In one production line we ran about 1,200 OrderPlaced events per second across three subscriptions. The filter rule that limited notifications to premium customers was a simple SQL expression, but we quickly learned that each additional rule adds a few milliseconds of evaluation on the broker. When we hit a spike to 2,000 msgs/sec the latency jumped from 30 ms to 120 ms per delivery, and the subscription backlog grew. The fix was to move the premium filter into the consumer code and keep the broker subscription broad, which cut the per‑message overhead back down. We also turned on the dead‑letter forwarding feature so that any message rejected by a filter landed in a dedicated queue we could monitor with Service Bus Explorer.

When you need to process messages in parallel and scale out your consumers, Service Bus queues with multiple instances are your answer. This is the competing consumers pattern. A message from the queue is delivered to only one consumer at a time, allowing for horizontal scaling. The key here is setting the lock duration correctly; it needs to be longer than your longest expected message processing time.

Implementing a multi-step saga with Service Bus involves a choreography approach. Each step publishes a message to the next step's queue upon success. If a step fails, it publishes a compensation message to undo prior work. The state of the saga is distributed across these messages, not held in a central orchestrator. This is wonderfully loosely coupled, but it does make tracing and debugging a challenge because the state is implicit in the message flow.

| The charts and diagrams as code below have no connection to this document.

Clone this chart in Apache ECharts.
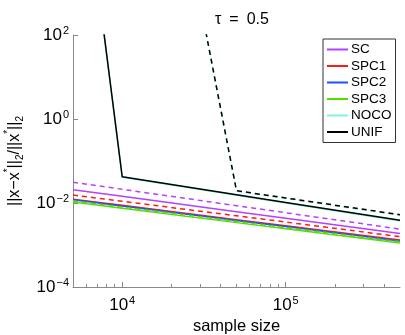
<!DOCTYPE html>
<html><head><meta charset="utf-8">
<script src="https://cdn.jsdelivr.net/npm/echarts@6/dist/echarts.min.js"></script>
<style>html,body{margin:0;padding:0;background:#fff}#c{width:405px;height:335px}</style>
</head><body><div id="c"></div>
<script>
const sizes = [5000, 10000, 50000, 100000, 500000];
const methods = ['SC', 'SPC1', 'SPC2', 'SPC3', 'NOCO', 'UNIF'];
const colors = ['#b540ff', '#ff1a1a', '#1f4fff', '#55dd00', '#7ff5dc', '#000000'];
// solid lines
const SC = [0.0207, 0.0144, 0.00622, 0.00434, 0.00187];
const SPC1 = [0.0123, 0.00879, 0.00401, 0.00286, 0.00131];
const SPC2 = [0.0120, 0.00853, 0.00385, 0.00274, 0.00124];
const SPC3 = [0.0105, 0.00748, 0.00341, 0.00243, 0.00111];
const NOCO = [6e7, 0.041, 0.0153, 0.0100, 0.00375];
const UNIF = [7e7, 0.042, 0.0158, 0.0103, 0.00386];
// dashed lines
const SC_d = [0.0312, 0.0212, 0.00863, 0.00586, 0.00239];
const SPC1_d = [0.0155, 0.0110, 0.00495, 0.00352, 0.00158];
const SPC2_d = [0.0116, 0.00824, 0.00373, 0.00265, 0.00120];
const SPC3_d = [0.0113, 0.00805, 0.00367, 0.00262, 0.00120];
const NOCO_d = [1e20, 2e12, 0.0190, 0.0128, 0.00510];
const UNIF_d = [1e20, 2.5e12, 0.0196, 0.0132, 0.00527];
const xMajor = [10000, 100000];
const xMinor = [6000, 7000, 8000, 9000, 20000, 30000, 40000, 50000, 60000, 70000, 80000, 90000, 200000, 300000, 400000];
const yMajor = [1e-4, 1e-2, 1, 100];

const solid = [SC, SPC1, SPC2, SPC3, NOCO, UNIF];
const dashed = [SC_d, SPC1_d, SPC2_d, SPC3_d, NOCO_d, UNIF_d];
const font = 'Liberation Sans, Arial, Helvetica, sans-serif';

function pow10Label(v) {
  const e = Math.round(Math.log10(v));
  return '{b|10}{s|' + (e < 0 ? '\u2212' + (-e) : e) + '}';
}
const richTick = {
  b: {fontSize: 17, fontFamily: font, color: '#000'},
  s: {fontSize: 11, fontFamily: font, color: '#000', verticalAlign: 'top', padding: [0, 0, 9, 1]}
};

const series = [];
methods.forEach((m, i) => {
  series.push({
    name: m, type: 'line', symbol: 'none', clip: true, z: 2 + i,
    lineStyle: {color: colors[i], width: 1.5},
    itemStyle: {color: colors[i]},
    data: sizes.map((s, k) => [s, solid[i][k]])
  });
  series.push({
    name: m + ' (dashed)', type: 'line', symbol: 'none', clip: true, z: 2 + i,
    lineStyle: {color: colors[i], width: 1.5, type: [5, 4]},
    itemStyle: {color: colors[i]},
    data: sizes.map((s, k) => [s, dashed[i][k]])
  });
});

const chart = echarts.init(document.getElementById('c'), null, {renderer: 'canvas'});
chart.setOption({
  animation: false,
  backgroundColor: '#fff',
  title: {
    text: '\u03c4\u2002=\u20020.5', left: 237, top: 7, textAlign: 'center',
    textStyle: {fontSize: 16, fontWeight: 'normal', fontFamily: font, color: '#000'}
  },
  grid: {left: 73, right: 5, top: 35, bottom: 48, containLabel: false, outerBoundsMode: 'none'},
  legend: {
    data: methods, orient: 'vertical', left: 323, top: 39,
    backgroundColor: '#fff', borderColor: '#333', borderWidth: 1,
    padding: [3, 4, 3, 4], itemWidth: 21, itemHeight: 2, itemGap: 1.5,
    icon: 'rect',
    textStyle: {fontSize: 13.5, fontFamily: font, color: '#000', lineHeight: 15, padding: [0, 0, 0, -2]}
  },
  xAxis: [{
    type: 'log', logBase: 10, min: 5000, max: 500000,
    name: 'sample size', nameLocation: 'middle', nameGap: 29,
    nameTextStyle: {fontSize: 16.5, fontFamily: font, color: '#000'},
    axisLine: {lineStyle: {color: '#888', width: 1}},
    axisTick: {inside: true, length: 5, customValues: xMajor, lineStyle: {color: '#888'}},
    axisLabel: {customValues: xMajor, formatter: pow10Label, rich: richTick, margin: 8},
    splitLine: {show: false}, minorTick: {show: false}
  }, {
    type: 'log', logBase: 10, min: 5000, max: 500000, position: 'bottom',
    axisLine: {show: false},
    axisTick: {inside: true, length: 3, customValues: xMinor, lineStyle: {color: '#888'}},
    axisLabel: {show: false}, splitLine: {show: false}
  }],
  yAxis: {
    type: 'log', logBase: 10, min: 1e-4, max: 100,
    name: '||x\u2212x{sup|*}||{sub|2}/||x{sup|*}||{sub|2}',
    nameLocation: 'middle', nameGap: 42, nameRotate: 90,
    nameTextStyle: {
      fontSize: 16, fontFamily: font, color: '#000', lineHeight: 22,
      rich: {
        sup: {fontSize: 10, fontFamily: font, color: '#000', verticalAlign: 'top', lineHeight: 22, padding: [0, 0, 8, 0]},
        sub: {fontSize: 10, fontFamily: font, color: '#000', verticalAlign: 'bottom', lineHeight: 22, padding: [6, 0, 0, 0]}
      }
    },
    axisLine: {show: true, lineStyle: {color: '#888', width: 1}},
    axisTick: {show: true, inside: true, length: 5, customValues: yMajor, lineStyle: {color: '#888'}},
    axisLabel: {customValues: yMajor, formatter: pow10Label, rich: richTick, margin: 4},
    splitLine: {show: false}
  },
  series: series
});
</script></body></html>
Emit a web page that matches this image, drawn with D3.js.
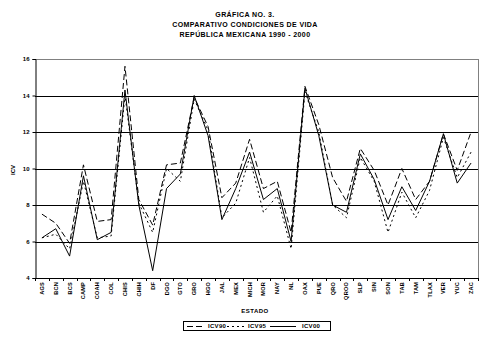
<!DOCTYPE html>
<html><head><meta charset="utf-8">
<script src="https://cdn.jsdelivr.net/npm/d3@7"></script>
<style>
body{margin:0;background:#fff;}
svg{display:block;font-family:"Liberation Sans",Arial,sans-serif;}
</style></head>
<body>
<svg id="chart" width="489" height="338"></svg>
<script>
const titleLines = ["GRÁFICA NO. 3.", "COMPARATIVO CONDICIONES DE VIDA", "REPÚBLICA MEXICANA 1990 - 2000"];
const categories = ["AGS","BCN","BCS","CAMP","COAH","COL","CHIS","CHIH","DF","DGO","GTO","GRO","HGO","JAL","MEX","MICH","MOR","NAY","NL","OAX","PUE","QRO","QROO","SLP","SIN","SON","TAB","TAM","TLAX","VER","YUC","ZAC"];
const icv90 = [7.5,7.0,5.9,10.2,7.1,7.2,15.6,8.3,6.9,10.2,10.3,13.9,12.3,8.4,9.2,11.6,8.9,9.3,6.5,14.5,12.4,9.5,8.2,11.1,9.9,8.0,10.0,8.3,9.3,11.9,9.9,12.0];
const icv95 = [6.2,6.4,5.6,9.3,6.2,6.3,14.0,8.1,6.5,10.0,9.3,13.8,12.1,7.3,8.1,10.6,7.6,8.5,5.6,14.2,12.0,8.0,7.3,10.6,9.3,6.5,8.7,7.3,8.8,11.7,9.5,10.9];
const icv00 = [6.2,6.7,5.2,9.6,6.1,6.5,14.3,8.0,4.4,8.9,9.7,14.0,11.8,7.2,8.9,10.9,8.3,8.9,6.0,14.4,11.8,8.0,7.6,10.8,9.4,7.2,9.0,7.7,9.3,11.9,9.2,10.3];
const yTicks = [4,6,8,10,12,14,16];
const seriesNames = ["ICV90","ICV95","ICV00"];
const yLabel = "ICV", xLabel = "ESTADO";

const series = [
  {name: seriesNames[0], values: icv90, dash: "6,3"},
  {name: seriesNames[1], values: icv95, dash: "2,3"},
  {name: seriesNames[2], values: icv00, dash: null}
];

const svg = d3.select("#chart");
const L = 35, R = 478, T = 59, B = 278;
const x = d3.scaleBand().domain(categories).range([L, R]).padding(0);
const y = d3.scaleLinear().domain([4,16]).range([B, T]);
const cx = c => x(c) + x.bandwidth()/2;

// titles
svg.append("g").selectAll("text").data(titleLines).join("text")
  .attr("x", 245).attr("y", (d,i) => 16.5 + i*10)
  .attr("text-anchor","middle").attr("font-size", 7).attr("font-weight","bold")
  .attr("letter-spacing", 0.4)
  .text(d => d);

// plot frame top/right gray
svg.append("line").attr("x1",L).attr("x2",R).attr("y1",T+0.5).attr("y2",T+0.5).attr("stroke","#808080");
svg.append("line").attr("x1",R+0.5).attr("x2",R+0.5).attr("y1",T).attr("y2",B).attr("stroke","#808080");

// gridlines
svg.append("g").selectAll("line").data(yTicks.filter(v => v>4 && v<16)).join("line")
  .attr("x1",L).attr("x2",R).attr("y1",d=>Math.round(y(d))+0.5).attr("y2",d=>Math.round(y(d))+0.5)
  .attr("stroke","#000").attr("stroke-width",1);

// y axis
const yAxis = d3.axisLeft(y).tickValues(yTicks).tickSize(3).tickPadding(3);
const gy = svg.append("g").attr("transform",`translate(${L+0.5},0)`).call(yAxis);
gy.select(".domain").attr("stroke","#000");
gy.selectAll("text").attr("font-size",6).attr("font-weight","bold").attr("font-family","Liberation Sans, Arial, sans-serif");

// x axis (ticks at band boundaries)
svg.append("line").attr("x1",L).attr("x2",R).attr("y1",B+0.5).attr("y2",B+0.5).attr("stroke","#000");
const bounds = categories.map(c => x(c)).concat([R]);
svg.append("g").selectAll("line").data(bounds).join("line")
  .attr("x1",d=>Math.round(d)+0.5).attr("x2",d=>Math.round(d)+0.5).attr("y1",B).attr("y2",B+3)
  .attr("stroke","#000");
svg.append("g").selectAll("text").data(categories).join("text")
  .attr("transform", d => `translate(${cx(d)+2},${B+4}) rotate(-90)`)
  .attr("text-anchor","end").attr("font-size",5.6).attr("font-weight","bold")
  .attr("letter-spacing",0.2)
  .text(d => d);

// axis titles
svg.append("text").attr("transform","translate(15,170) rotate(-90)").attr("text-anchor","middle")
  .attr("font-size",6).attr("font-weight","bold").text(yLabel);
svg.append("text").attr("x",255).attr("y",313).attr("text-anchor","middle")
  .attr("font-size",6).attr("font-weight","bold").attr("letter-spacing",0.5).text(xLabel);

// lines
const line = d3.line().x((d,i) => cx(categories[i])).y(d => y(d));
svg.append("g").selectAll("path").data(series).join("path")
  .attr("d", s => line(s.values))
  .attr("fill","none").attr("stroke","#000").attr("stroke-width",1)
  .attr("stroke-dasharray", s => s.dash);

// legend
const lg = svg.append("g");
lg.append("rect").attr("x",183.5).attr("y",321.5).attr("width",147).attr("height",9)
  .attr("fill","#fff").attr("stroke","#000");
const legX = [187, 227, 270];
const items = lg.selectAll("g").data(series).join("g")
  .attr("transform",(d,i)=>`translate(${legX[i]},326)`);
items.append("line").attr("x1",0).attr("x2",(d,i)=> i===2 ? 26 : 17).attr("y1",0.5).attr("y2",0.5)
  .attr("stroke","#000").attr("stroke-dasharray",d=>d.dash);
items.append("text").attr("x",(d,i)=> i===2 ? 32 : 21).attr("y",2.2).attr("font-size",6).attr("font-weight","bold")
  .attr("letter-spacing",0.3)
  .text(d=>d.name);
</script>
</body></html>
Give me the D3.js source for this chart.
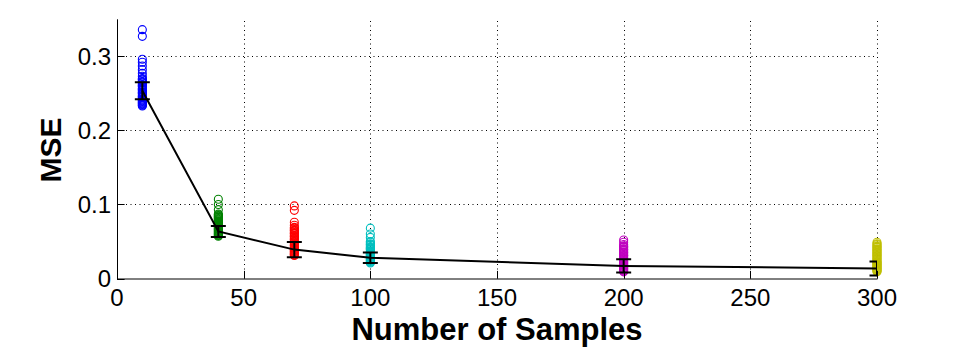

During a saga that coordinated payment, inventory reservation, and shipping we ran into a subtle race condition. The payment service would complete and publish a PaymentConfirmed message, but the inventory service sometimes took longer than the lock timeout we had set (45 seconds). The message would be abandoned, re‑queued, and the shipping service would see a duplicate PaymentConfirmed and try to ship twice. The cure was to enable automatic lock renewal in the .NET client and to embed a correlation ID in every message header. We also pushed the correlation ID into Application Insights custom dimensions, which let us stitch the whole saga together in a single trace. That extra instrumentation cost us a few extra bytes per message but saved us from costly duplicate shipments.

Service Bus has built-in handling for retries and failed messages. By default, it will attempt to redeliver a message up to ten times. If it still can't be processed, it goes to the dead-letter queue. You should tune this MaxDeliveryCount based on how often you expect transient failures and how long they typically last.

Monitoring the dead-letter queue is crucial. A growing queue depth signifies business operations that have failed. The reason a message ended up there, whether it exceeded the delivery count or expired its time-to-live, tells you how to approach fixing it.